Things were different a decade ago, when both Taiwan’s economy and equities managed to avoid the turmoil of the Asian financial crisis. What’s changed?
For one thing, the country has run into the law of diminishing returns. Taiwan’s per capita GDP is now close to $20,000. Economic growth slows at the higher stages of development; the same process has occurred in South Korea and Japan. Most low-end manufacturing has migrated to China and Vietnam. And like Japan, Taiwan faces a demographic problem, with a slowing birthrate and little immigration.
Some of these factors are endemic to advanced economies. So should Taiwan accept relatively low growth as its fate? While the country won’t be able to replicate the “miracle economy” pace of 8 percent growth it had in the 1970s and ’80s; policymakers in Taipei can still aspire for higher than 4 percent by pushing the economy into higher value added sectors.
Still, many foreign portfolio investors find it hard to comprehend the reasons for Taiwan’s slowdown and have thus poured more money into its stock market than into any other emerging market since the current global bull run began in March 2003. Investors are chasing the island’s stocks in the hope that its economy will accelerate once more. Others think the market’s slowly deflating equity valuations are inexpensive compared with their historical values. After all, Taiwan’s market traded at a price-to-earnings ratio of 100 in 1989, when the country was one of the world’s fastest-growing economies and strict capital controls kept money trapped at home. It now trades at a P/E ratio of 15, which is slightly above average for emerging markets. Foreign investors are confusing the more normal valuation levels with outright cheapness.

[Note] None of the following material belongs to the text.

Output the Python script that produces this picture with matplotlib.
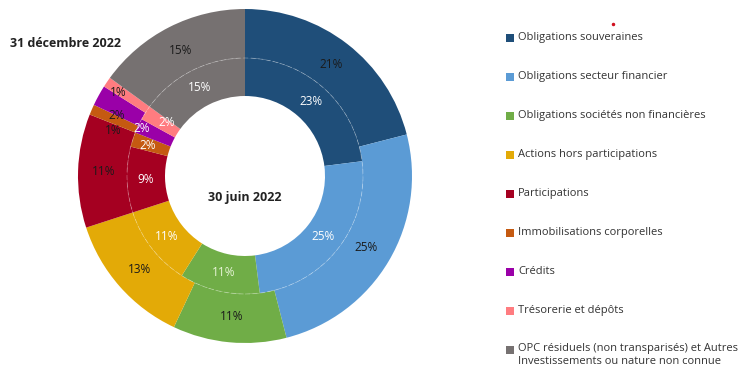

Now that some capital restrictions have been lifted, and growth has slowed, domestic investors have taken an opposite approach; they are moving their money to more attractively valued emerging markets from Brazil to India. Total outflows from local investors have averaged a staggering $3 billion a month over the past couple of years. The accelerating pace of outflows has so worried Taiwan’s central bank that it has been increasing interest rates this year to prevent the currency from depreciating. It must be the only emerging-market central bank currently worried about a weak exchange rate.
The unbalanced external accounts are a sign that Taiwan’s problems owe to more than just the natural slowdown that comes with increased wealth. The lack of local confidence in the country’s long-term prospects is rooted in the realization that while a 4 percent economic-growth rate may be respectable for an advanced economy in ordinary times, it’s not when global growth is greater than at any time in history. While exports are reasonably robust, domestic consumption remains moribund—a sign of the country’s pervasive anxiety about the future.
Politics is further dampening hopes, with elected officials trading blows in Parliament rather than fixing the economy. The two main national parties, the DPP and the KMT, have been at loggerheads over how to manage relations with China.
Taiwan’s policy of having the region’s highest tax rates and an inefficient goods-distribution system has inflated the country’s cost structure and accelerated the outward flow of investments, resulting in low job growth and virtually stagnant wages. As Hong Kong and Singapore have shown, the key to keeping employment humming at higher stages of development is to fill the vacuum created in the manufacturing sector by boosting the services sector. But in Taiwan, financial services remain hamstrung, thanks to the government’s penchant for interfering with banks.
As was the case in the run-up to the 2004 election, hopes have risen in recent weeks that after the next polls in early 2008, whoever wins will focus on reviving Taiwan’s competitiveness. Top priorities should be liberalizing the financial sector and strengthening ties with China.
Given its wealth, Taiwan may never match the growth rate of poorer, larger neighbors like China or India. It will be similarly difficult for the Taiwanese stock market to outperform its emerging-market peers, as its valuations are not yet deeply discounted. Continued policy paralysis and slow progress on the reform front, however, raise the risk of Taiwan’s becoming a permanent regional also-ran. That would justify the country’s confidence crisis—and once again dash foreign investors’ hopes of another boom.